# Task to complete
Could the lines from the start of the data through the line with "var markStep = 1 / 13;" be set down exactly, with no pictures among them?

# Material provided
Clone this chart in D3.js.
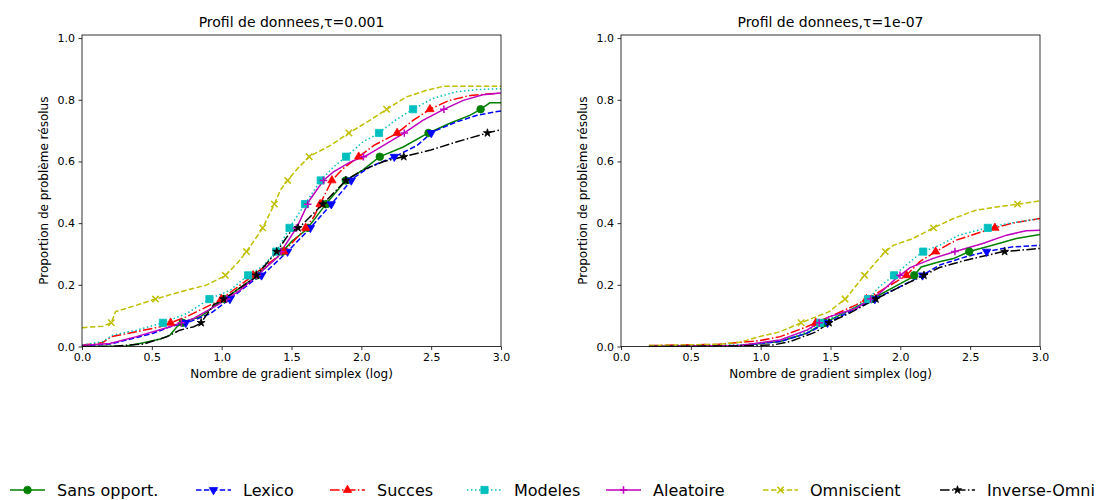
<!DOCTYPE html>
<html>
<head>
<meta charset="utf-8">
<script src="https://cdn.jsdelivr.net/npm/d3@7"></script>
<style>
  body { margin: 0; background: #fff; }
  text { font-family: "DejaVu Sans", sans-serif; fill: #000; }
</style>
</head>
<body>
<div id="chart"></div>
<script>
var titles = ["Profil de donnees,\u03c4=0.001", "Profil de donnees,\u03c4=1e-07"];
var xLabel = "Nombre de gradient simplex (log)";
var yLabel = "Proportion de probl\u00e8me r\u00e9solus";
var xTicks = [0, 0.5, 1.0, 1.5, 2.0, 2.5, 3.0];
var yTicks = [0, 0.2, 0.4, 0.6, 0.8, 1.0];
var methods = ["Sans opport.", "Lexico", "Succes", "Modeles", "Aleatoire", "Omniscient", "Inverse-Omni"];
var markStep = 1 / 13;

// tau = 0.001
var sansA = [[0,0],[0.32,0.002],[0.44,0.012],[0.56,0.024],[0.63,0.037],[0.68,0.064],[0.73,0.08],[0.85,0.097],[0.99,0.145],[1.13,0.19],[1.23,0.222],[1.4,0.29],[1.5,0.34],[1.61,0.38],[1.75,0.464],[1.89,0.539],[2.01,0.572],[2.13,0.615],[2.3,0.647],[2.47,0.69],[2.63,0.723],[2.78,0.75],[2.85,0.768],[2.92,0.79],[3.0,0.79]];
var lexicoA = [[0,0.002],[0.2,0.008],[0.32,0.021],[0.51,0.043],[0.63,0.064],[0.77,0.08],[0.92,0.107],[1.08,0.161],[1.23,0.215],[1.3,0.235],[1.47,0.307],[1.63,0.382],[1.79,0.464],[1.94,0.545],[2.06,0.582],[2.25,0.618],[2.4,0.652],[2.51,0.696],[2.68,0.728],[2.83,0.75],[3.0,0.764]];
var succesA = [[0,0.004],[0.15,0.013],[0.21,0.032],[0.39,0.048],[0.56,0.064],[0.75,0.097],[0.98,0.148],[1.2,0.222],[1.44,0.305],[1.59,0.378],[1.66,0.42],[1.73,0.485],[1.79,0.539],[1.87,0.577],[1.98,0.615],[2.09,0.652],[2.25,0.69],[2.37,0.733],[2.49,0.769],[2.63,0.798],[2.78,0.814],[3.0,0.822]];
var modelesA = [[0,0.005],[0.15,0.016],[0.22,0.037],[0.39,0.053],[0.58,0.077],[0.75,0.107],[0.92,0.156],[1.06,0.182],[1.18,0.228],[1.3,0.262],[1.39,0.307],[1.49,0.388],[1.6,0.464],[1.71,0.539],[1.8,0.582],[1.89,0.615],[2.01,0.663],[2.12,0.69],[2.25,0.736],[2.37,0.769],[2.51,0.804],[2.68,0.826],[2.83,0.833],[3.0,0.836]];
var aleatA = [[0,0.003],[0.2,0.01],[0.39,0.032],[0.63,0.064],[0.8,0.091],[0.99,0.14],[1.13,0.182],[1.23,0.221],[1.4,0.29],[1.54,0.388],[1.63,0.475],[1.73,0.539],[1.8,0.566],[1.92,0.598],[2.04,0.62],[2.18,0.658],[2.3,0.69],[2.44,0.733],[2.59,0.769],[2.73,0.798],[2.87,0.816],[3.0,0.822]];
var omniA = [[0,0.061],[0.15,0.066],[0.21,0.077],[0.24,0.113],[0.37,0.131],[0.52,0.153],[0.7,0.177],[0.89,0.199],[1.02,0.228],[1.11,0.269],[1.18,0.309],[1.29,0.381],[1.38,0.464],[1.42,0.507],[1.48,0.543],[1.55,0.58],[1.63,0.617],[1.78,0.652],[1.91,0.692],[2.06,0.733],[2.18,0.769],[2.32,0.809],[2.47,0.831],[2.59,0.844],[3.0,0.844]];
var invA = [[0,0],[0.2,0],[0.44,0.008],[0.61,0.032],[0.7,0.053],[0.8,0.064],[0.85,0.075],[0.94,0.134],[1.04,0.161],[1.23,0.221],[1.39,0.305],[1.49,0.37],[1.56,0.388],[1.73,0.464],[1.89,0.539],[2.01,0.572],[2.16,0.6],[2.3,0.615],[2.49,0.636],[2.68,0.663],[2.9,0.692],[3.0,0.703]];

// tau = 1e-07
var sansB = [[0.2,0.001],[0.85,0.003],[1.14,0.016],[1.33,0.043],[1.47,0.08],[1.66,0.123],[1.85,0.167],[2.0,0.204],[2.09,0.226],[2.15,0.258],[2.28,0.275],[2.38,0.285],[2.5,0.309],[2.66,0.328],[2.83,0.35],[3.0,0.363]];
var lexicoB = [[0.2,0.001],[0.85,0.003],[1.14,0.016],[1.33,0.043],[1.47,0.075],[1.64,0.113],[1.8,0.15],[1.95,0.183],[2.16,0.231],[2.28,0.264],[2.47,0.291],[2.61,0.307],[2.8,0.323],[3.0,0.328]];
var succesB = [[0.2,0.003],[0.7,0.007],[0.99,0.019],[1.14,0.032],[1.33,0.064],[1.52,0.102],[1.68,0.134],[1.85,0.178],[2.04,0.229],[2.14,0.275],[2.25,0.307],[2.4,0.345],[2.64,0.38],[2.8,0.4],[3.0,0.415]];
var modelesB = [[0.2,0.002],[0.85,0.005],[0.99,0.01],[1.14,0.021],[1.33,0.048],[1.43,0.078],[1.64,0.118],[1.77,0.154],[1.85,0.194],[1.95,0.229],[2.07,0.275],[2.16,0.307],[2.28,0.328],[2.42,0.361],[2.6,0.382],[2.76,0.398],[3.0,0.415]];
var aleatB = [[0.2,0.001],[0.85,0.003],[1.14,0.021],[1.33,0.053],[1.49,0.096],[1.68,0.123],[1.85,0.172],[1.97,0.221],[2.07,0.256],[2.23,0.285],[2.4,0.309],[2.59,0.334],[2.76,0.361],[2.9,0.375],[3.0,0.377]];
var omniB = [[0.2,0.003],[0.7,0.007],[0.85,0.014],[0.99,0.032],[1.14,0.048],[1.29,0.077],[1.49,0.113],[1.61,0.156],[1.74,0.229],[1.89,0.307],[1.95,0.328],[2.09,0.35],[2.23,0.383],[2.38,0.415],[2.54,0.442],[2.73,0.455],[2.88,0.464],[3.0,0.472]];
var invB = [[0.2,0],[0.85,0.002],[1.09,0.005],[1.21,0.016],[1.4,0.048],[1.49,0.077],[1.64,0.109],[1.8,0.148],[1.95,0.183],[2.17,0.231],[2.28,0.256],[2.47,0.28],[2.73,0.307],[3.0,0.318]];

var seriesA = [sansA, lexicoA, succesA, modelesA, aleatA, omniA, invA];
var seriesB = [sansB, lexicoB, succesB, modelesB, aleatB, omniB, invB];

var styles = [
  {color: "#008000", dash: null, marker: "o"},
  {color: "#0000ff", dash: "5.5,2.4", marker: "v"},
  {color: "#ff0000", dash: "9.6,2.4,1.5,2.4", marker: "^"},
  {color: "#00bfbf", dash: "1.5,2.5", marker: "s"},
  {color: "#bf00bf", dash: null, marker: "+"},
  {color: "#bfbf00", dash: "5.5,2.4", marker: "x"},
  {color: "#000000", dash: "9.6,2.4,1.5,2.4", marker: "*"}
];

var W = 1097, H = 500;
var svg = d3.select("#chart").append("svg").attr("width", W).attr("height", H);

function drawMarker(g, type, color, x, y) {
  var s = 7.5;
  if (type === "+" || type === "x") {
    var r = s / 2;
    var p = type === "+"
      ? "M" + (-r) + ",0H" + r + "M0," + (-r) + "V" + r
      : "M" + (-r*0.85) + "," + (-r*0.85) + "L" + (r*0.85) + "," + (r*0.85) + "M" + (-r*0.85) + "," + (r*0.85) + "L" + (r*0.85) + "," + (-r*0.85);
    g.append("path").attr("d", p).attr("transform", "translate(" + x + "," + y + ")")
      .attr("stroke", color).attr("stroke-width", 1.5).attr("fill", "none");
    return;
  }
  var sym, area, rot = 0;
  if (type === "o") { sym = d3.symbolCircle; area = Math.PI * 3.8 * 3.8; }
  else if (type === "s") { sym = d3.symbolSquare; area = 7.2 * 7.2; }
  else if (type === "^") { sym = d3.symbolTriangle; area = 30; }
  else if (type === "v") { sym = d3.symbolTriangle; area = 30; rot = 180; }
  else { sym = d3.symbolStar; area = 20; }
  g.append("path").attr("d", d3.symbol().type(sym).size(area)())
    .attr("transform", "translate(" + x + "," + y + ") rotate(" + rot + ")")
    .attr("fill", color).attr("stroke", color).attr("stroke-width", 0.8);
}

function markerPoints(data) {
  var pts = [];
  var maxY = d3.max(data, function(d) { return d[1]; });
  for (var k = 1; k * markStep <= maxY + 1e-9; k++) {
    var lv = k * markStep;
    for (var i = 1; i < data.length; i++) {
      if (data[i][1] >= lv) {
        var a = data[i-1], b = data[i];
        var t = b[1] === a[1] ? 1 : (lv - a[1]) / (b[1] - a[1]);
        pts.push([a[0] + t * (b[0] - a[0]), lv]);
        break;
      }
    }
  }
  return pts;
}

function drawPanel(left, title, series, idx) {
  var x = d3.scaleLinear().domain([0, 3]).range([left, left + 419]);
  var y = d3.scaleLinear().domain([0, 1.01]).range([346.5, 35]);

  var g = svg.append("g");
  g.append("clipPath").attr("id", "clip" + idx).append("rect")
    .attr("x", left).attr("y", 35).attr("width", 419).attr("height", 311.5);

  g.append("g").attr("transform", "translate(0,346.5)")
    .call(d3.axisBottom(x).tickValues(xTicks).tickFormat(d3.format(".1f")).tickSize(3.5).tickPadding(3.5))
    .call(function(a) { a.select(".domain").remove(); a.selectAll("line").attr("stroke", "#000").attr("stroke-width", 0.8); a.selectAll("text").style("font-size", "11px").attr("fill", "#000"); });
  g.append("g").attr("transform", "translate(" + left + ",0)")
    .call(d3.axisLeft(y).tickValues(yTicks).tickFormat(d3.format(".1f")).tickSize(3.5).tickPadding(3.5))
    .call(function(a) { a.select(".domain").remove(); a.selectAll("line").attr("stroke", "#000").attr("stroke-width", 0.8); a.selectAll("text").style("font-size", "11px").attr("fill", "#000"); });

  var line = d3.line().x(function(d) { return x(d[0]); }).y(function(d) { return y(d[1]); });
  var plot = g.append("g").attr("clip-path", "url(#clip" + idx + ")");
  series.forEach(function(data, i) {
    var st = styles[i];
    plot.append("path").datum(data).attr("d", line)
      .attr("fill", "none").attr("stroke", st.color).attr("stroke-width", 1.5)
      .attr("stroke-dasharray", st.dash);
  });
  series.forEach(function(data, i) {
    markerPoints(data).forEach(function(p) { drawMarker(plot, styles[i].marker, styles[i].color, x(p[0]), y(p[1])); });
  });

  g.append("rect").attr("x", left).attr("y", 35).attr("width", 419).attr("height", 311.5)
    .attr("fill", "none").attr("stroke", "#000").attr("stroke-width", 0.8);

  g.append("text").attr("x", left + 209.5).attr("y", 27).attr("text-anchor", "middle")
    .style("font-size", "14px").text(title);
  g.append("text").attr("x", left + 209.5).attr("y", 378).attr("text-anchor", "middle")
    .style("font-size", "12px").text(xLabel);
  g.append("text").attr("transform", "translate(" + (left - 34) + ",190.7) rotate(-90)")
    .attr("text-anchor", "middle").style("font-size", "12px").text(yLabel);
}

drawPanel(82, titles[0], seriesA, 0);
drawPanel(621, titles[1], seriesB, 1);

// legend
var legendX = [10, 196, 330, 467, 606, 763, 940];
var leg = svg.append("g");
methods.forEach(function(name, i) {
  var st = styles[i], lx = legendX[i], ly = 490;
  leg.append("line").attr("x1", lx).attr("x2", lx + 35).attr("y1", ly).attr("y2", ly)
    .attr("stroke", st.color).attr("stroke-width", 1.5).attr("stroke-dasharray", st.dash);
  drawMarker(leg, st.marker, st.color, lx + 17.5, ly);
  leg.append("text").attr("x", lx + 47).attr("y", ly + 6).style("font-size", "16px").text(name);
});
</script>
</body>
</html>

# Output below
Clone this chart in D3.js.
<!DOCTYPE html>
<html>
<head>
<meta charset="utf-8">
<script src="https://cdn.jsdelivr.net/npm/d3@7"></script>
<style>
  body { margin: 0; background: #fff; }
  text { font-family: "DejaVu Sans", sans-serif; fill: #000; }
</style>
</head>
<body>
<div id="chart"></div>
<script>
var titles = ["Profil de donnees,\u03c4=0.001", "Profil de donnees,\u03c4=1e-07"];
var xLabel = "Nombre de gradient simplex (log)";
var yLabel = "Proportion de probl\u00e8me r\u00e9solus";
var xTicks = [0, 0.5, 1.0, 1.5, 2.0, 2.5, 3.0];
var yTicks = [0, 0.2, 0.4, 0.6, 0.8, 1.0];
var methods = ["Sans opport.", "Lexico", "Succes", "Modeles", "Aleatoire", "Omniscient", "Inverse-Omni"];
var markStep = 1 / 13;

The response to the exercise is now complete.